I also don't care how this goes from now on, and I don't care if you don't reply, even as--at the same time--I can't deny that I wish you would, because I'm writing this cuz I want to. Human weakness. Hope you don't mind a loosened tongue, though.

    I think you can piss up a rope. I own the mouse in question and have bought the mice in question that monoprice sells. In my own empirical analysis, I have a 100% correlation. Me and JTHipster agreed on these terms of discussion because we both have experience with at least part of the discussion.

So you have a reading comprehension problem. I can understand. Here's the opening sentence of my post:

"Monoprice--the seller of cheap cables and accessories--might be turning into the One True Anti-Apple."

Might. It would be nice if they did. But what's wrong with Coby and GPX? Oh, I know, it doesn't hold up to your standards, even if it holds up to the standards of everyone who isn't a prima donna. But I guess I wasn't literate enough to write it in such a way that you'd understand, and it's not your fault that you took it the way you did. No problem: live and learn, here's what I meant:

"It would be nice if someone made things that satisfied tin-eared, half-blind pig fuckers like me in a way that would last longer than 12 months, without charging me for some pansy-ass quality I don't even give a damn about. It would also be nice if, after recognizing the fact that I can't tell the difference between Brand X and Angels Singing, someone was to make [THINGS] that don't fall apart after 12 months and otherwise cut their prices because they don't pretend to satisfy professional audio engineers, nor waste money on the marketing effort."

Of course I don't take this on faith. I didn't even write the goddamn post until after I personally tried their gear and then spent hours checking reviews that practically jizzed over how durable it was. That was the stuff I linked to in the earlier comment, but that you didn't bother to address, by the way.

    Riddle me this - how is it that I'm not allowed to speak from my experience but you're allowed to invalidate what I have to say by asserting "I can't google it?"

Because you said this:

    Use numbers and links.

And no, waffling on about the declining market in mixers is not the same. If the market decides that $80 mixers are good enough and it puts your favourite vendors out of business then it sucks to be you. We do not exist to subsidize your virgin ears. If your dollar isn't enough to keep Mackie in business then maybe Mackie doesn't deserve to be in business.

    Logitech's warranty is 36 months. Monoprice's is one.
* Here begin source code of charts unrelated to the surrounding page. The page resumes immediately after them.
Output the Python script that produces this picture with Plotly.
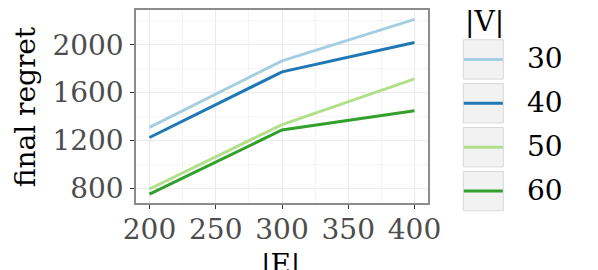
import plotly.graph_objects as go

# ---- data ----
E = [200, 300, 400]
V_labels = ["30", "40", "50", "60"]
regret_30 = [1310, 1865, 2212]
regret_40 = [1225, 1773, 2018]
regret_50 = [795, 1333, 1715]
regret_60 = [752, 1288, 1448]
x_ticks = [200, 250, 300, 350, 400]
y_ticks = [800, 1200, 1600, 2000]

series = [regret_30, regret_40, regret_50, regret_60]
colors = ["#a6cee3", "#1f78b4", "#b2df8a", "#33a02c"]

FONT = "DejaVu Serif"
FS = 28
OFF = 8  # page body margin
W, H = 598 - OFF, 270 - OFF
# plot panel in page pixels: x 136..428, y 9.5..203
L, R, T, B = 136 - OFF, W - (428 - OFF), 9.5 - OFF, H - (203 - OFF)
PW, PH = W - L - R, H - T - B


def px(x):  # page px -> paper
    return (x - OFF - L) / PW


def py(y):  # page px -> paper
    return (H - B - (y - OFF)) / PH


fig = go.Figure()
for name, vals, c in zip(V_labels, series, colors):
    fig.add_trace(go.Scatter(x=E, y=vals, mode="lines", name=name,
                             line=dict(color=c, width=3), showlegend=False))

# manual ggplot-like legend
shapes = []
annotations = []
box_top = 39.3
step = 44
for i, (name, c) in enumerate(zip(V_labels, colors)):
    y0 = box_top + i * step
    y1 = y0 + 39.5
    shapes.append(dict(type="rect", xref="paper", yref="paper",
                       x0=px(463.3), x1=px(503.3), y0=py(y1), y1=py(y0),
                       fillcolor="#f2f2f2", line=dict(color="#d9d9d9", width=1)))
    ym = (y0 + y1) / 2
    shapes.append(dict(type="line", xref="paper", yref="paper",
                       x0=px(463.8), x1=px(502.8), y0=py(ym), y1=py(ym),
                       line=dict(color=c, width=3)))
    annotations.append(dict(text=name, xref="paper", yref="paper",
                            x=px(525), y=py(ym - 1), xanchor="left", yanchor="middle",
                            showarrow=False, font=dict(family=FONT, size=FS, color="black")))
annotations.append(dict(text="|V|", xref="paper", yref="paper",
                        x=px(463), y=py(21), xanchor="left", yanchor="middle",
                        showarrow=False, font=dict(family=FONT, size=FS, color="black")))
# axis titles
annotations.append(dict(text="final regret", xref="paper", yref="paper",
                        x=px(25), y=py(107), xanchor="center", yanchor="middle",
                        textangle=-90, showarrow=False,
                        font=dict(family=FONT, size=FS, color="black")))
annotations.append(dict(text="|E|", xref="paper", yref="paper",
                        x=px(280), y=py(246), xanchor="center", yanchor="top",
                        showarrow=False,
                        font=dict(family=FONT, size=FS, color="black")))

fig.update_layout(
    width=W, height=H,
    margin=dict(l=L, r=R, t=T, b=B, autoexpand=False),
    paper_bgcolor="white", plot_bgcolor="white",
    font=dict(family=FONT, size=FS, color="#4d4d4d"),
    shapes=shapes, annotations=annotations,
    xaxis=dict(range=[189.8, 410.2], tickvals=x_ticks, ticktext=[str(v) for v in x_ticks],
               ticks="outside", ticklen=4, tickwidth=1, tickcolor="#333333",
               showline=True, mirror=True, linecolor="#8c8c8c", linewidth=1.5,
               showgrid=True, gridcolor="#ebebeb", gridwidth=1.2,
               minor=dict(tickvals=[225, 275, 325, 375], showgrid=True,
                          gridcolor="#f4f4f4", gridwidth=0.8, ticks=""),
               zeroline=False, automargin=False, ticklabelstandoff=-3,
               tickfont=dict(family=FONT, size=FS, color="#4d4d4d")),
    yaxis=dict(range=[678, 2290], tickvals=y_ticks, ticktext=[str(v) for v in y_ticks],
               ticks="outside", ticklen=4, tickwidth=1, tickcolor="#333333",
               showline=True, mirror=True, linecolor="#8c8c8c", linewidth=1.5,
               showgrid=True, gridcolor="#ebebeb", gridwidth=1.2,
               minor=dict(tickvals=[1000, 1400, 1800, 2200], showgrid=True,
                          gridcolor="#f4f4f4", gridwidth=0.8, ticks=""),
               zeroline=False, ticklabelstandoff=1, automargin=False,
               tickfont=dict(family=FONT, size=FS, color="#4d4d4d")),
)

fig.write_html("out.html")
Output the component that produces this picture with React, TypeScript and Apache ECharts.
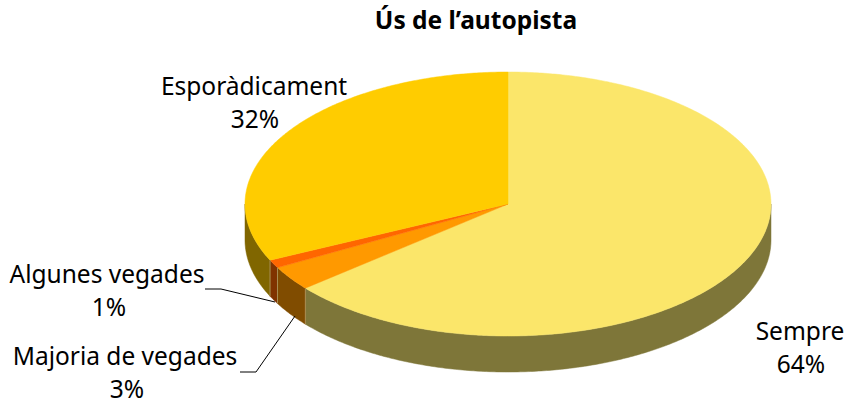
import React, { useEffect, useRef } from "react";
import * as echarts from "echarts";

const categories = ["Sempre", "Majoria de vegades", "Algunes vegades", "Esporàdicament"];
const shares = [64, 3, 1, 32];
const topColors = ["#FBE66A", "#FF9900", "#FF6600", "#FFCC00"];
const sideColors = ["#7E7639", "#804C00", "#803300", "#806600"];

const CX = 508, CY = 204, RX = 263, RY = 132, DEPTH = 36;
const FONT = '"Noto Sans", sans-serif';
const FONT_SIZE = 24.5;
const labelPos: number[][] = [[800, 330, 363], [125, 355, 388], [107, 273, 306], [254, 85, 118]];
const valueShift = [1, 2, 2, 1];
const leaders: number[][][] = [
  [],
  [[240, 372], [256, 372], [295, 316]],
  [[205, 289], [221, 289], [275, 302]],
  [],
];

const pt = (a: number, dy = 0) => [CX + RX * Math.sin(a), CY - RY * Math.cos(a) + dy];
const arc = (a0: number, a1: number, dy = 0) => {
  const n = Math.max(2, Math.ceil(Math.abs(a1 - a0) / 0.01));
  const out: number[][] = [];
  for (let i = 0; i <= n; i++) out.push(pt(a0 + ((a1 - a0) * i) / n, dy));
  return out;
};
const textEl = (text: string, x: number, y: number) => ({
  type: "text",
  x,
  y,
  z2: 10,
  style: {
    text,
    fill: "#000",
    font: `${FONT_SIZE}px ${FONT}`,
    align: "center",
    verticalAlign: "middle",
  },
});

export default function App() {
  const ref = useRef<HTMLDivElement>(null);
  useEffect(() => {
    document.body.style.margin = "0";
    const chart = echarts.init(ref.current!, undefined, { renderer: "svg" });
    const total = shares.reduce((a, b) => a + b, 0);
    const renderItem = (params: any, api: any) => {
      const i = params.dataIndex;
      let before = 0;
      for (let k = 0; k < i; k++) before += shares[k];
      const a0 = (before / total) * 2 * Math.PI;
      const a1 = ((before + api.value(0)) / total) * 2 * Math.PI;
      const children: any[] = [];
      const s0 = Math.max(a0, Math.PI / 2);
      const s1 = Math.min(a1, (3 * Math.PI) / 2);
      if (s1 > s0) {
        children.push({
          type: "polygon",
          shape: { points: [...arc(s0, s1, 0), ...arc(s1, s0, DEPTH)] },
          style: { fill: sideColors[i], stroke: sideColors[i], lineWidth: 0.5 },
        });
        if (s1 < (3 * Math.PI) / 2) {
          const [x, y] = pt(s1);
          children.push({
            type: "line",
            z2: 2,
            shape: { x1: x, y1: y, x2: x, y2: y + DEPTH },
            style: { stroke: "#A98F55", lineWidth: 1 },
          });
        }
      }
      children.push({
        type: "polygon",
        shape: { points: [[CX, CY], ...arc(a0, a1)] },
        style: { fill: topColors[i], stroke: topColors[i], lineWidth: 0.5 },
      });
      if (leaders[i].length) {
        children.push({
          type: "polyline",
          z2: 3,
          shape: { points: leaders[i] },
          style: { fill: "none", stroke: "#000", lineWidth: 1 },
        });
      }
      const [lx, ly1, ly2] = labelPos[i];
      children.push(textEl(categories[i], lx, ly1));
      children.push(textEl(`${api.value(0)}%`, lx + valueShift[i], ly2));
      return { type: "group", children };
    };
    chart.setOption({
      animation: false,
      title: {
        text: "Ús de l’autopista",
        left: 471,
        top: 2,
        textAlign: "center",
        textStyle: { fontFamily: FONT, fontWeight: "bold", fontSize: 24.5, color: "#000" },
      },
      series: [
        {
          type: "custom",
          coordinateSystem: "none",
          silent: true,
          renderItem,
          data: shares.map((v) => [v]),
        },
      ],
    });
    return () => chart.dispose();
  }, []);
  return <div ref={ref} style={{ width: 848, height: 403, background: "#fff" }} />;
}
I'm sorry, I didn't see a MTBF number there, only a number inflated by higher prices. Well shit, I can offer a 36 month warranty on something that costs $5 to make and sells for $100. Maybe the entire scheme is funded by gullible jackasses who think price somehow correlates to build quality.

    Correlation does not imply causation

No shit. So far the only data-point I have on Monoprice mice is that they can't take 12 months in the posession of someone who exercises "coherent rage." Boy, I can take that to the bank. Maybe I'm looking to save $86 on a mouse that I won't attempt to shove up my own ass.

    I haven't "heard a story that" monoprice's electronics are shit. I have evaluated monoprice's electronics to be shit through my own professional experience as a former audiovisual consultant that helped develop products for Rane, Mackie, Biamp, Symetrix, SLS, DBX and others.

Oh, so you're also a blowhard.

    Keep lecturing, shithead.

Kettle, meet pot.

    So you buy Bose and Monoprice and consider yourself an expert?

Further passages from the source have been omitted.